• WHAT YOU SHOULD DO
Print, word for word, every line from the beginning of the listing up to and including the line with "const yAxisName = 'Amplitude (µV)';". Pictures are to be excluded.

[Start of DATASET CONTENT]

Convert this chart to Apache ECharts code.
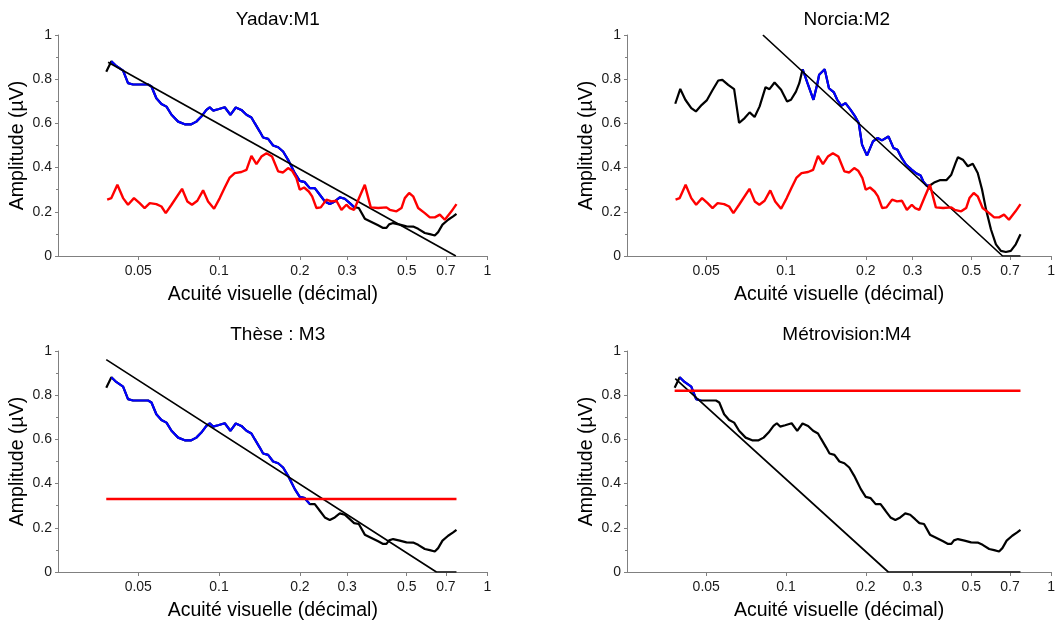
<!DOCTYPE html>
<html><head><meta charset="utf-8">
<script src="https://cdn.jsdelivr.net/npm/echarts@6/dist/echarts.min.js"></script>
<style>html,body{margin:0;padding:0;background:#fff}#c{width:1058px;height:625px}</style>
</head><body><div id="c"></div>
<script>
// ---------- data ----------
const xTickLabels = ['0.05','0.1','0.2','0.3','0.5','0.7','1'];
const yTickLabels = ['0','0.2','0.4','0.6','0.8','1'];
const panelTitles = ['Yadav:M1','Norcia:M2','Thèse : M3','Métrovision:M4'];
const xAxisName = 'Acuité visuelle (décimal)';
const yAxisName = 'Amplitude (µV)';

// response curve (panels M1, M3, M4)
const mainAcuity = [0.0380,0.0397,0.0414,0.0439,0.0458,0.0478,0.0544,0.0560,0.0584,0.0610,
  0.0637,0.0665,0.0704,0.0745,0.0788,0.0823,0.0859,0.0897,0.0923,0.0950,
  0.0992,0.1050,0.1102,0.1154,0.1211,0.1265,0.1320,0.1358,0.1418,0.1459,
  0.1523,0.1590,0.1660,0.1732,0.1808,0.1861,0.1915,0.1998,0.2086,0.2178,
  0.2273,0.2373,0.2477,0.2585,0.2698,0.2817,0.2940,0.3069,0.3185,0.3316,
  0.3491,0.3696,0.3913,0.4085,0.4203,0.4300,0.4451,0.4712,0.4990,0.5285,
  0.5516,0.5841,0.6097,0.6364,0.6549,0.6797,0.7135,0.7448,0.7664];
const mainAmp = [0.834,0.881,0.860,0.839,0.782,0.776,0.776,0.767,0.714,0.688,
  0.676,0.639,0.608,0.596,0.596,0.608,0.631,0.661,0.673,0.658,
  0.664,0.673,0.639,0.672,0.661,0.639,0.627,0.601,0.563,0.536,
  0.530,0.500,0.492,0.473,0.435,0.405,0.375,0.340,0.334,0.307,
  0.307,0.277,0.247,0.235,0.247,0.265,0.259,0.239,0.221,0.217,
  0.169,0.154,0.139,0.127,0.127,0.143,0.149,0.142,0.134,0.133,
  0.123,0.104,0.099,0.093,0.108,0.142,0.164,0.179,0.191];

// response curve (panel M2)
const norciaAcuity = [0.0382,0.0399,0.0417,0.0439,0.0457,0.0481,0.0502,0.0527,0.0555,0.0575,
  0.0605,0.0637,0.0665,0.0698,0.0729,0.0761,0.0795,0.0837,0.0866,0.0905,
  0.0958,0.1009,0.1044,0.1090,0.1122,0.1155,0.1205,0.1269,0.1314,0.1333,
  0.1399,0.1452,0.1516,0.1560,0.1615,0.1676,0.1750,0.1827,0.1880,0.1935,
  0.2020,0.2128,0.2216,0.2300,0.2435,0.2542,0.2632,0.2731,0.2835,0.2977,
  0.3108,0.3218,0.3293,0.3388,0.3487,0.3640,0.3801,0.4025,0.4202,0.4362,
  0.4451,0.4646,0.4851,0.5064,0.5287,0.5488,0.5681,0.5931,0.6192,0.6465,
  0.6749,0.7046,0.7356,0.7664];
const norciaAmp = [0.689,0.756,0.707,0.669,0.654,0.684,0.704,0.749,0.794,0.797,
  0.774,0.755,0.602,0.624,0.650,0.629,0.677,0.764,0.755,0.785,
  0.752,0.699,0.707,0.744,0.782,0.845,0.782,0.707,0.782,0.820,
  0.845,0.759,0.740,0.707,0.680,0.692,0.662,0.629,0.602,0.504,
  0.454,0.519,0.534,0.523,0.541,0.489,0.481,0.444,0.414,0.391,
  0.373,0.364,0.338,0.319,0.319,0.334,0.343,0.343,0.368,0.421,
  0.447,0.436,0.406,0.417,0.376,0.301,0.211,0.120,0.053,0.023,
  0.018,0.023,0.053,0.098];

// noise curve (panels M1, M2)
const noiseAcuity = [0.0383,0.0397,0.0418,0.0439,0.0458,0.0482,0.0506,0.0528,0.0552,0.0584,
  0.0610,0.0633,0.0665,0.0728,0.0762,0.0793,0.0830,0.0872,0.0910,0.0958,
  0.1006,0.1050,0.1096,0.1144,0.1211,0.1265,0.1320,0.1378,0.1438,0.1502,
  0.1575,0.1660,0.1732,0.1808,0.1871,0.1942,0.1998,0.2074,0.2159,0.2222,
  0.2306,0.2393,0.2512,0.2622,0.2737,0.2857,0.2982,0.3069,0.3185,0.3344,
  0.3491,0.3674,0.3913,0.4203,0.4325,0.4580,0.4781,0.4920,0.5106,0.5285,
  0.5516,0.5841,0.6097,0.6364,0.6644,0.6934,0.7341,0.7664];
const noiseAmp = [0.255,0.262,0.322,0.262,0.232,0.262,0.239,0.217,0.239,0.235,
  0.224,0.194,0.232,0.304,0.247,0.232,0.250,0.297,0.247,0.214,
  0.262,0.310,0.355,0.375,0.380,0.390,0.453,0.416,0.450,0.465,
  0.450,0.383,0.378,0.398,0.386,0.352,0.300,0.310,0.292,0.270,
  0.217,0.220,0.255,0.247,0.250,0.209,0.232,0.217,0.209,0.270,
  0.322,0.220,0.217,0.220,0.209,0.202,0.217,0.262,0.285,0.270,
  0.217,0.194,0.175,0.175,0.187,0.164,0.202,0.235];

// noise thresholds (panels M3, M4)
const noiseLevelM3 = 0.33;
const noiseLevelM4 = 0.82;

// regression lines
const regAcuityM1 = [0.0386, 0.762];        const regAmpM1 = [0.877, 0];
const regAcuityM2 = [0.0818, 0.656, 0.7664]; const regAmpM2 = [1.0, 0, 0];
const regAcuityM3 = [0.0380, 0.645, 0.7664]; const regAmpM3 = [0.961, 0, 0];
const regAcuityM4 = [0.0382, 0.243, 0.7664]; const regAmpM4 = [0.875, 0, 0];

// fitted (blue) ranges, in acuity
const blueRangeM1 = [0.0397, 0.3185];
const blueRangeM2 = [0.1155, 0.3487];
const blueRangeM3 = [0.0397, 0.2178];
const blueRangeM4 = [0.0397, 0.0478];

// ---------- chart ----------
const FONT = "'Liberation Sans', Arial, sans-serif";
const lg = v => Math.log10(v);
const pts = (xs, ys) => xs.map((x, i) => [lg(x), ys[i]]);
const sub = (xs, ys, r) => xs.map((x, i) => [x, ys[i]])
  .filter(p => p[0] >= r[0] - 1e-9 && p[0] <= r[1] + 1e-9).map(p => [lg(p[0]), p[1]]);
const hline = (xs, level) => [[lg(xs[0]), level], [lg(xs[xs.length - 1]), level]];

const xTickVals = xTickLabels.map(s => lg(parseFloat(s)));

const panels = [
  {cx: mainAcuity, cy: mainAmp, blue: blueRangeM1, red: pts(noiseAcuity, noiseAmp), rx: regAcuityM1, ry: regAmpM1},
  {cx: norciaAcuity, cy: norciaAmp, blue: blueRangeM2, red: pts(noiseAcuity, noiseAmp), rx: regAcuityM2, ry: regAmpM2},
  {cx: mainAcuity, cy: mainAmp, blue: blueRangeM3, red: hline(mainAcuity, noiseLevelM3), rx: regAcuityM3, ry: regAmpM3},
  {cx: mainAcuity, cy: mainAmp, blue: blueRangeM4, red: hline(mainAcuity, noiseLevelM4), rx: regAcuityM4, ry: regAmpM4}
];
const layout = [{left: 58, top: 35}, {left: 627, top: 35}, {left: 58, top: 351}, {left: 627, top: 351}];
const W = 429.5, H = 221;
const titleTop = [5, 320];

const grid = [], xAxis = [], yAxis = [], title = [], series = [];
panels.forEach((p, i) => {
  const g = layout[i];
  grid.push({left: g.left, top: g.top, width: W, height: H, containLabel: false});
  title.push({
    text: panelTitles[i], left: g.left + W / 2, top: titleTop[i < 2 ? 0 : 1], textAlign: 'center',
    textStyle: {fontFamily: FONT, fontSize: 19, fontWeight: 'normal', color: '#000'}
  });
  xAxis.push({
    gridIndex: i, type: 'value', min: -1.6, max: 0,
    axisLine: {show: true, onZero: false, lineStyle: {color: '#808080', width: 1}},
    axisTick: {show: true, customValues: xTickVals, length: 4, lineStyle: {color: '#808080'}},
    axisLabel: {
      customValues: xTickVals, fontFamily: FONT, fontSize: 14, color: '#1a1a1a', margin: 8,
      formatter: v => { const k = xTickVals.findIndex(t => Math.abs(t - v) < 1e-6); return k >= 0 ? xTickLabels[k] : ''; }
    },
    splitLine: {show: false},
    name: xAxisName, nameLocation: 'middle', nameGap: 29,
    nameTextStyle: {fontFamily: FONT, fontSize: 19.5, color: '#000'}
  });
  yAxis.push({
    gridIndex: i, type: 'value', min: 0, max: 1, interval: 0.2, position: 'left',
    axisLine: {show: true, onZero: false, lineStyle: {color: '#808080', width: 1}},
    axisTick: {show: true, length: 3, lineStyle: {color: '#808080'}},
    minorTick: {show: true, splitNumber: 2, length: 2, lineStyle: {color: '#808080'}},
    splitLine: {show: false}, minorSplitLine: {show: false},
    axisLabel: {
      fontFamily: FONT, fontSize: 14, color: '#1a1a1a', margin: 6,
      formatter: v => yTickLabels[Math.round(v / 0.2)]
    },
    name: yAxisName, nameLocation: 'middle', nameGap: 30,
    nameTextStyle: {fontFamily: FONT, fontSize: 19.5, color: '#000'}
  });
  const base = {type: 'line', xAxisIndex: i, yAxisIndex: i, symbol: 'none', silent: true, animation: false};
  series.push(Object.assign({}, base, {data: pts(p.cx, p.cy), lineStyle: {color: '#000', width: 2.2}, z: 2}));
  series.push(Object.assign({}, base, {data: sub(p.cx, p.cy, p.blue), lineStyle: {color: '#0000ff', width: 2.2}, z: 3}));
  series.push(Object.assign({}, base, {data: pts(p.rx, p.ry), lineStyle: {color: '#000', width: 1.7}, z: 4}));
  series.push(Object.assign({}, base, {data: p.red, lineStyle: {color: '#ff0000', width: 2.4}, z: 5}));
});

const chart = echarts.init(document.getElementById('c'), null, {renderer: 'canvas'});
chart.setOption({animation: false, backgroundColor: '#fff', title, grid, xAxis, yAxis, series});
</script>
</body></html>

[End of DATASET CONTENT]

• TASK RESPONSE
Convert this chart to Apache ECharts code.
<!DOCTYPE html>
<html><head><meta charset="utf-8">
<script src="https://cdn.jsdelivr.net/npm/echarts@6/dist/echarts.min.js"></script>
<style>html,body{margin:0;padding:0;background:#fff}#c{width:1058px;height:625px}</style>
</head><body><div id="c"></div>
<script>
// ---------- data ----------
const xTickLabels = ['0.05','0.1','0.2','0.3','0.5','0.7','1'];
const yTickLabels = ['0','0.2','0.4','0.6','0.8','1'];
const panelTitles = ['Yadav:M1','Norcia:M2','Thèse : M3','Métrovision:M4'];
const xAxisName = 'Acuité visuelle (décimal)';
const yAxisName = 'Amplitude (µV)';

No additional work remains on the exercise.